Spain rows back over concern for summer season
Spain’s tourism minister has said the country hopes to welcome tourists in late spring ‘or during the summer’ as she downplayed earlier suggestions from Prime Minister Pedro Sanchez that it may lose most of the lucrative summer trade while a vaccine is rolled out.
Reyes Maroto, minister of industry, trade and tourism, said ‘reactivating’ tourism remained a priority.
The comments came after Sanchez told a meeting of the Executive Council of the World Tourism Organization (UNWTO) that international tourism was unlikely to fully return until ‘the end of summer’ when 70% of the Spanish population had been vaccinated.
It triggered calls and emails to travel agents from nervous customers.
Maroto attempted to ease the concerns.
"Our priority in 2021 is to reactivate tourism and resume safe mobility on a global scale as soon as possible," she said.
"We are working to adopt a common framework of a series of planned actions to give confidence to tourists.

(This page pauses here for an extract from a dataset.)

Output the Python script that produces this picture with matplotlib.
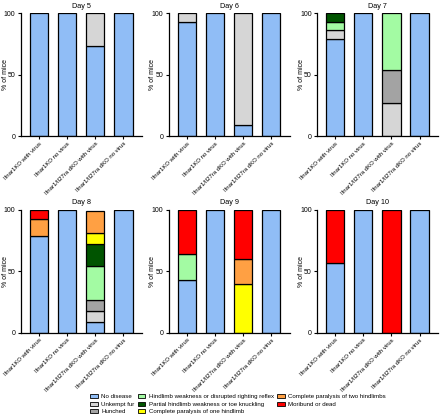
import matplotlib.pyplot as plt
import numpy as np

plt.rcParams['font.family'] = ['Liberation Sans', 'DejaVu Sans']

groups = ['Ifnar1KO with virus', 'Ifnar1KO no virus',
          'Ifnar1/Il27ra dKO with virus', 'Ifnar1/Il27ra dKO no virus']
stages = ['No disease', 'Unkempt fur', 'Hunched',
          'Hindlimb weakness or disrupted righting reflex',
          'Partial hindlimb weakness or toe knuckling',
          'Complete paralysis of one hindlimb',
          'Complete paralysis of two hindlimbs',
          'Moribund or dead']
colors = ['#90bdf6', '#d6d6d6', '#a3a3a3', '#a3fba3',
          '#005400', '#ffff00', '#ffa043', '#ff0000']
days = ['Day 5', 'Day 6', 'Day 7', 'Day 8', 'Day 9', 'Day 10']

# % of mice per stage (rows follow `stages`), columns follow `groups`
day5 = [[100, 100, 73, 100], [0, 0, 27, 0], [0, 0, 0, 0], [0, 0, 0, 0],
        [0, 0, 0, 0], [0, 0, 0, 0], [0, 0, 0, 0], [0, 0, 0, 0]]
day6 = [[93, 100, 9, 100], [7, 0, 91, 0], [0, 0, 0, 0], [0, 0, 0, 0],
        [0, 0, 0, 0], [0, 0, 0, 0], [0, 0, 0, 0], [0, 0, 0, 0]]
day7 = [[79, 100, 0, 100], [7, 0, 27, 0], [0, 0, 27, 0], [7, 0, 46, 0],
        [7, 0, 0, 0], [0, 0, 0, 0], [0, 0, 0, 0], [0, 0, 0, 0]]
day8 = [[79, 100, 9, 100], [0, 0, 9, 0], [0, 0, 9, 0], [0, 0, 27, 0],
        [0, 0, 18, 0], [0, 0, 9, 0], [14, 0, 18, 0], [7, 0, 0, 0]]
day9 = [[43, 100, 0, 100], [0, 0, 0, 0], [0, 0, 0, 0], [21, 0, 0, 0],
        [0, 0, 0, 0], [0, 0, 40, 0], [0, 0, 20, 0], [36, 0, 40, 0]]
day10 = [[57, 100, 0, 100], [0, 0, 0, 0], [0, 0, 0, 0], [0, 0, 0, 0],
         [0, 0, 0, 0], [0, 0, 0, 0], [0, 0, 0, 0], [43, 0, 100, 0]]
all_days = [day5, day6, day7, day8, day9, day10]

fig = plt.figure(figsize=(4.4, 4.15), dpi=100)
lefts = [0.047, 0.383, 0.72]
bottoms = [0.672, 0.198]
w, h = 0.275, 0.296

x = np.arange(len(groups))
handles = []
for i, (title, vals) in enumerate(zip(days, all_days)):
    ax = fig.add_axes([lefts[i % 3], bottoms[i // 3], w, h])
    vals = np.array(vals, dtype=float)
    base = np.zeros(len(groups))
    for s in range(len(stages)):
        m = vals[s] > 0
        ax.bar(x[m], vals[s][m], bottom=base[m], width=0.65,
               color=colors[s], edgecolor='black', linewidth=0.9)
        base += vals[s]
    ax.set_xlim(-0.65, 3.65)
    ax.set_ylim(0, 100)
    ax.set_yticks([0, 50, 100])
    ax.set_xticks(x)
    ax.set_xticklabels(groups, rotation=45, ha='right',
                       rotation_mode='anchor', fontsize=4.3)
    ax.tick_params(axis='y', labelsize=5, length=2.5, width=0.8, pad=1.2)
    ax.tick_params(axis='x', length=2, width=0.8, pad=1.5)
    for sp in ['top', 'right']:
        ax.spines[sp].set_visible(False)
    for sp in ['left', 'bottom']:
        ax.spines[sp].set_linewidth(0.9)
    ax.set_ylabel('% of mice', fontsize=5)
    ax.yaxis.set_label_coords(-0.1, 0.5)
    ax.set_title(title, fontsize=5.2, pad=4)

for s in range(len(stages)):
    handles.append(plt.Rectangle((0, 0), 1, 1, facecolor=colors[s],
                                 edgecolor='black', linewidth=0.6))
fig.legend(handles, stages, ncol=3, loc='upper left',
           bbox_to_anchor=(0.205, 0.05), frameon=False, fontsize=4.4,
           handlelength=1.3, handleheight=0.6, handletextpad=0.5,
           columnspacing=0.5, labelspacing=0.4, borderaxespad=0,
           borderpad=0)

fig.savefig('out.png', dpi=100)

"We hope that at the end of spring and especially during the summer, international travel will resume and travellers will choose Spain as their destination."
Earlier, Sanchez said: "The Government is working hard to vaccinate people at the highest possible rate, and in fact Spain is the ninth ranked country in the world in vaccinations so far, and one of the top in Europe."
Reaching 70% of the population ‘by the end of the summer’ will allow Spain ‘to be progressively better prepared to receive international tourists’, he said.
"Only mass vaccinations will open the way to the normality that we want," he added.